◆ Problem to solve: Return each line containing the string "chart".

◆ Data provided:
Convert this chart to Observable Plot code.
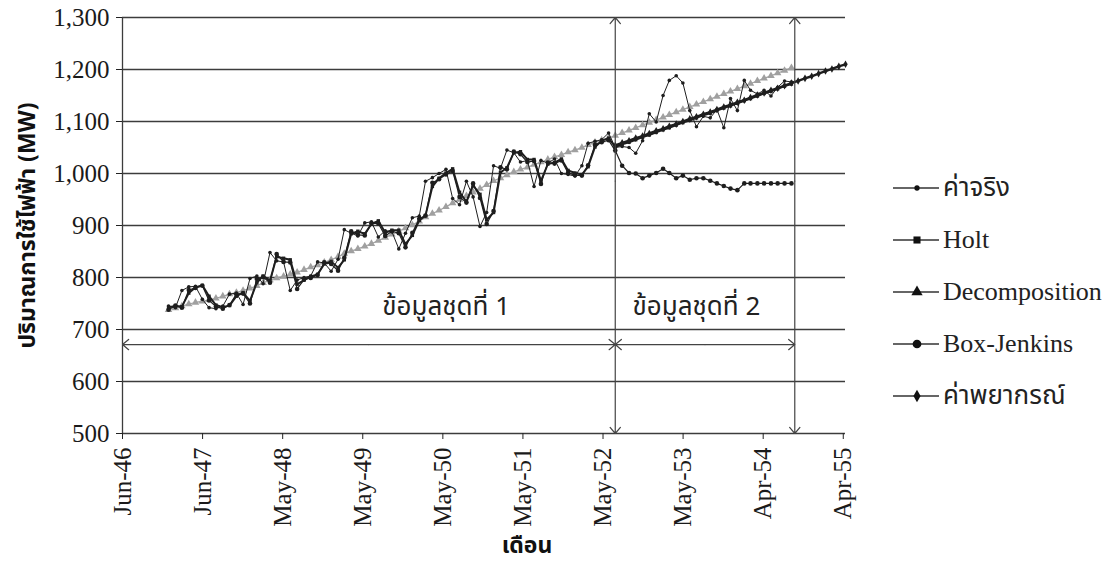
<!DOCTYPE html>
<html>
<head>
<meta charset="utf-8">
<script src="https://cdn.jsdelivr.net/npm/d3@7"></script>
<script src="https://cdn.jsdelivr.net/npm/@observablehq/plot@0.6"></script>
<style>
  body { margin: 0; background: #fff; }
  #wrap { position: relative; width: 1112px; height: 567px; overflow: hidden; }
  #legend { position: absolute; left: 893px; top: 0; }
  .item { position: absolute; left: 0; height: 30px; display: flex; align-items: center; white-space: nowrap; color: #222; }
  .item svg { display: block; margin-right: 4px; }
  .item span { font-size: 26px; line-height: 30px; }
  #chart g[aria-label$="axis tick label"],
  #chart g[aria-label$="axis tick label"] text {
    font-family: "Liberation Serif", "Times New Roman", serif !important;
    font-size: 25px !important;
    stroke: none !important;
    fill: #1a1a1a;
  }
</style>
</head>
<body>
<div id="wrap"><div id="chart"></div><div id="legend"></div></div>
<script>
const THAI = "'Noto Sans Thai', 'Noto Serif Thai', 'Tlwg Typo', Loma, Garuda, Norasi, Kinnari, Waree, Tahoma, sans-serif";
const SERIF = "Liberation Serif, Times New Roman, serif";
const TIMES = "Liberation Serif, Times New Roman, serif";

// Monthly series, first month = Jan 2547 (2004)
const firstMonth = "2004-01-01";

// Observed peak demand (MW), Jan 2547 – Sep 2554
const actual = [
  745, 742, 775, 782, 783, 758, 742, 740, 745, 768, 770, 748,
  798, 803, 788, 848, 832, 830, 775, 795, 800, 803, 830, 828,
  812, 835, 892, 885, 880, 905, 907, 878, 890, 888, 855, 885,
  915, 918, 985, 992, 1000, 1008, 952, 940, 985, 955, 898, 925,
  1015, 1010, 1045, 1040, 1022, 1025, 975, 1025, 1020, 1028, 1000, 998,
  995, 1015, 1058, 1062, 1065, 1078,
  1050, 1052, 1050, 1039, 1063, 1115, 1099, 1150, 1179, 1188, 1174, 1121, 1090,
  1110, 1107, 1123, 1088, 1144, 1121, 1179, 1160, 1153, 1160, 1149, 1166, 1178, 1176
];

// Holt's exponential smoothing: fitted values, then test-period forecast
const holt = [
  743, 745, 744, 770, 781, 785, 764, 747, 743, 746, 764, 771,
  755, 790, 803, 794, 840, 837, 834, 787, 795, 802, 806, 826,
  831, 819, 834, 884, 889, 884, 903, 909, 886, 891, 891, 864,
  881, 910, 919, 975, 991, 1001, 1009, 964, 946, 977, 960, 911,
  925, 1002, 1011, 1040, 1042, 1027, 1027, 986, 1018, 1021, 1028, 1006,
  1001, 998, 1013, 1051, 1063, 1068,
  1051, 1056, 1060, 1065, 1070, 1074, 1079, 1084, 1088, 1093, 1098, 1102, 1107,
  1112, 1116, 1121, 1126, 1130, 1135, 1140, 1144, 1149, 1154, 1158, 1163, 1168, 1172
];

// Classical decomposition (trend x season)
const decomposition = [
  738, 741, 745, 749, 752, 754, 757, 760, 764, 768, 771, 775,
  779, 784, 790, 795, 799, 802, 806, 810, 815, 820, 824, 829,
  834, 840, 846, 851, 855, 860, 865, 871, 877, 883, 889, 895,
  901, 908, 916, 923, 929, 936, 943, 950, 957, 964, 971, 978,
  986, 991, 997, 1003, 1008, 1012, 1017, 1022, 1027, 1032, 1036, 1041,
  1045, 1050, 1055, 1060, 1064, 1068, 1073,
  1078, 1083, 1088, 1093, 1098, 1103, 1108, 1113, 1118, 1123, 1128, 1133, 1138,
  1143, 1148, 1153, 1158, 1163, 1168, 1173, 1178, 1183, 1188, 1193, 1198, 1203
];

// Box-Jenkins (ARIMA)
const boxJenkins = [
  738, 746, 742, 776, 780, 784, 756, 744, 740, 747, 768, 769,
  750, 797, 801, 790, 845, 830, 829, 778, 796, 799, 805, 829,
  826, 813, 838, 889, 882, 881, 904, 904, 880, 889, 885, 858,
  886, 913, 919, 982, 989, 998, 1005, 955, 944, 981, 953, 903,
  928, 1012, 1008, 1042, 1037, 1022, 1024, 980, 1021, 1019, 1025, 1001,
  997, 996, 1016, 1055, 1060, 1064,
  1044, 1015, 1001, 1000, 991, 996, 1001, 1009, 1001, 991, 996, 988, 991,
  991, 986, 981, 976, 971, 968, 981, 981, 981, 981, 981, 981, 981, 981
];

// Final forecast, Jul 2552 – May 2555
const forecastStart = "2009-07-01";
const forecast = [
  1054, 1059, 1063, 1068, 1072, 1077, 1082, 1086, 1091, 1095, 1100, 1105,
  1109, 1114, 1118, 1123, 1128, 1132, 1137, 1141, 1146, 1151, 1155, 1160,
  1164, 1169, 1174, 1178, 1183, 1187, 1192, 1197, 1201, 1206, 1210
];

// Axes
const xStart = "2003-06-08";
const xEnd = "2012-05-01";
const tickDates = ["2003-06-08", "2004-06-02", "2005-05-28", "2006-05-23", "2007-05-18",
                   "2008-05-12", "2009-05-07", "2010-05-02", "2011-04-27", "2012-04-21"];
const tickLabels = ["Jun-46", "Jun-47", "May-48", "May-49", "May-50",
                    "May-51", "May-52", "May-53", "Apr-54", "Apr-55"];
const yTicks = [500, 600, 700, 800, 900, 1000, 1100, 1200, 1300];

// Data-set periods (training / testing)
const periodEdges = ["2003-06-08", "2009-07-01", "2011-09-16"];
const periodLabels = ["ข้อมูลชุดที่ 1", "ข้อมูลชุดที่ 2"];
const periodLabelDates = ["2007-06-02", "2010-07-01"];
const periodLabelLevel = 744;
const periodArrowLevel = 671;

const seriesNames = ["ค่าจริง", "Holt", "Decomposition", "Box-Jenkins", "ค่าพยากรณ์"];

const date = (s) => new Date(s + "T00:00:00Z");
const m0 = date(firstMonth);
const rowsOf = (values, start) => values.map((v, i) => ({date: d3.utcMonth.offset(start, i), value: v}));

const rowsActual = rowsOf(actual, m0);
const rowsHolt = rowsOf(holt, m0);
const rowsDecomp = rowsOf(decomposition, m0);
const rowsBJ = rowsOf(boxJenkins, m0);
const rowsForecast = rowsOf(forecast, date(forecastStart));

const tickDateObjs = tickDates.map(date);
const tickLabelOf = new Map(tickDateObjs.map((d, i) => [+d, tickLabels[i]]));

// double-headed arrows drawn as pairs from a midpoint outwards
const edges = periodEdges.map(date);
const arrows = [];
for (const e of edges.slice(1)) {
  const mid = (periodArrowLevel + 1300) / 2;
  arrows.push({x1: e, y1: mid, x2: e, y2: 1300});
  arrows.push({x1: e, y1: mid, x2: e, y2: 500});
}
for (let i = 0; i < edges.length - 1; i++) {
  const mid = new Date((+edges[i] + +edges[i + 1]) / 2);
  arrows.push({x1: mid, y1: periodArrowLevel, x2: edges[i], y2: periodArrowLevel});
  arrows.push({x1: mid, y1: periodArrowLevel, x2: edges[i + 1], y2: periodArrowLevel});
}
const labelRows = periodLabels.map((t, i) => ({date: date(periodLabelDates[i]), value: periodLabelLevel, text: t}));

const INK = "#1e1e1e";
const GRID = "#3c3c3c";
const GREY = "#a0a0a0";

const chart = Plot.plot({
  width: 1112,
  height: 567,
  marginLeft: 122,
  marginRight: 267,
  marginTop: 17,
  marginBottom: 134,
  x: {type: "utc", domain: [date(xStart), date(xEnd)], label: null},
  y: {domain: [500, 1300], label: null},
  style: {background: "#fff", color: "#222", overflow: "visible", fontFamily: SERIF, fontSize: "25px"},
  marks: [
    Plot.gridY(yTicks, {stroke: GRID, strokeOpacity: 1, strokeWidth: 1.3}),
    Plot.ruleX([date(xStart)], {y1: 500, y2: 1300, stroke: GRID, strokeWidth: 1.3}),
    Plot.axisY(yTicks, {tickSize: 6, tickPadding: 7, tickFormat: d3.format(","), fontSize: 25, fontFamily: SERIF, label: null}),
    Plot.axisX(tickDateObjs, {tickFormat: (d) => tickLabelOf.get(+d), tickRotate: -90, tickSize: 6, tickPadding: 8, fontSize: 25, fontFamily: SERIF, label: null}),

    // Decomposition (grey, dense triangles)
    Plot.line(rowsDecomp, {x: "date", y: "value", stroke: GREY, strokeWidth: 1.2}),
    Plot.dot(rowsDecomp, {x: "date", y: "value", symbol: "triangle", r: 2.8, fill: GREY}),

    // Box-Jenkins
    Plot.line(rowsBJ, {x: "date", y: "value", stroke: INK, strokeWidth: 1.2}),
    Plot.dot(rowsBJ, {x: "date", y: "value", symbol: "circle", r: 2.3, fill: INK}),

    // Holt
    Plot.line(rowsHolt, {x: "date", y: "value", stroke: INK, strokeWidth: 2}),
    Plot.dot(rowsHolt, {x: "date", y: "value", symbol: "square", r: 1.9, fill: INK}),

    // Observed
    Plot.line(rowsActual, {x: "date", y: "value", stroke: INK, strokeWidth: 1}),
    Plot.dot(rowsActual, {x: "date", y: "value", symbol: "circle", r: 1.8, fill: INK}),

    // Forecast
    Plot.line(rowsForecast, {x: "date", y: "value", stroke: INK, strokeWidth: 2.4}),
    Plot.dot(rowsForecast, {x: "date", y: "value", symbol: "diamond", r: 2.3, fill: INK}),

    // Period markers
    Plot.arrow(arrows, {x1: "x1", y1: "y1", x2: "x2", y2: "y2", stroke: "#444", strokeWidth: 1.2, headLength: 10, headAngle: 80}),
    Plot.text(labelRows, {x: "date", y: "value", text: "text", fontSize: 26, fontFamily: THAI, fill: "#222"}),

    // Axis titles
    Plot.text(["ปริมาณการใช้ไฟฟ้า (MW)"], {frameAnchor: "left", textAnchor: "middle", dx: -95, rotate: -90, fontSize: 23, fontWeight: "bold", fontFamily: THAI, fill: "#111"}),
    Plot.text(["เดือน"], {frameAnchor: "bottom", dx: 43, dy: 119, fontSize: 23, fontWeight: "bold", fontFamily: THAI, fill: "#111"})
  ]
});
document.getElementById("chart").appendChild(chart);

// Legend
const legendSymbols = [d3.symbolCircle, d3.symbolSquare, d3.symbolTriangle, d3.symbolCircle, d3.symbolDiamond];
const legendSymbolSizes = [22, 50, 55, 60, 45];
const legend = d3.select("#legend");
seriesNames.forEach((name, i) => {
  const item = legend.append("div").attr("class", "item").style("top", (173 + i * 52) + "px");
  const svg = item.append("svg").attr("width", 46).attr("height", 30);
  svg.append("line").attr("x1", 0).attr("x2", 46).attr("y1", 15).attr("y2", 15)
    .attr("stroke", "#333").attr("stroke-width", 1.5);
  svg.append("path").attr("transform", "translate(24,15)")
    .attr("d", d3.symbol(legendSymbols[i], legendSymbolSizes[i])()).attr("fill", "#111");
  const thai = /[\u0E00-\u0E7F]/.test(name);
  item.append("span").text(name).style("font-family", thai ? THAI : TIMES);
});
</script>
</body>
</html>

◆ Final result:
Convert this chart to Observable Plot code.
  #chart g[aria-label$="axis tick label"],
  #chart g[aria-label$="axis tick label"] text {
<div id="wrap"><div id="chart"></div><div id="legend"></div></div>
const chart = Plot.plot({
document.getElementById("chart").appendChild(chart);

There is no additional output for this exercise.